Answer
$f(x)$ does not satisfy the hypotheses because
$f'(x)$ is not defined on the whole interval $(-2,0)$
(f is not differentiable at $x=-1$).
Work Step by Step
The Mean Value Theorem requires
- that $f(x)$ is continuous on $[a,b]$
- that $f'(x)$ is defined on $(a,b)$
Here, $[a,b]=[-2,0]$
Polynomials are continuous functions. The only problem might arise at $x=-1.$
$\displaystyle \lim_{x\rightarrow 0^{-}}f(x)=(-1)^{2}-(-1)=2$
$\displaystyle \lim_{x\rightarrow 0^{+}}f(x)=2(-1)^{2}-3(-1)-3=2$
and, $f(-1)=2$, so f is continuous on $[-2,0]$.

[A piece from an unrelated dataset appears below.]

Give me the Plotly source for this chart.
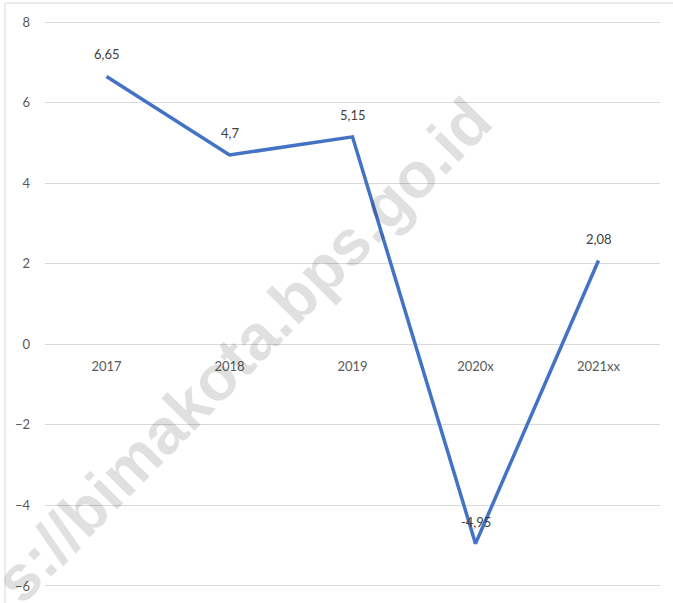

$f'(x)=\left\{\begin{array}{ll}
2x-1, & -2\leq x\leq-1\\
4x-3 & -1\lt x\leq 0
\end{array}\right.$
$\displaystyle \lim_{x\rightarrow 0^{-}}f'(x)=2(-1)-1=-3$
$\displaystyle \lim_{x\rightarrow 0^{+}}f'(x)=4(-1)-3=-7$
So, the derivative is not defined at $x=-1$.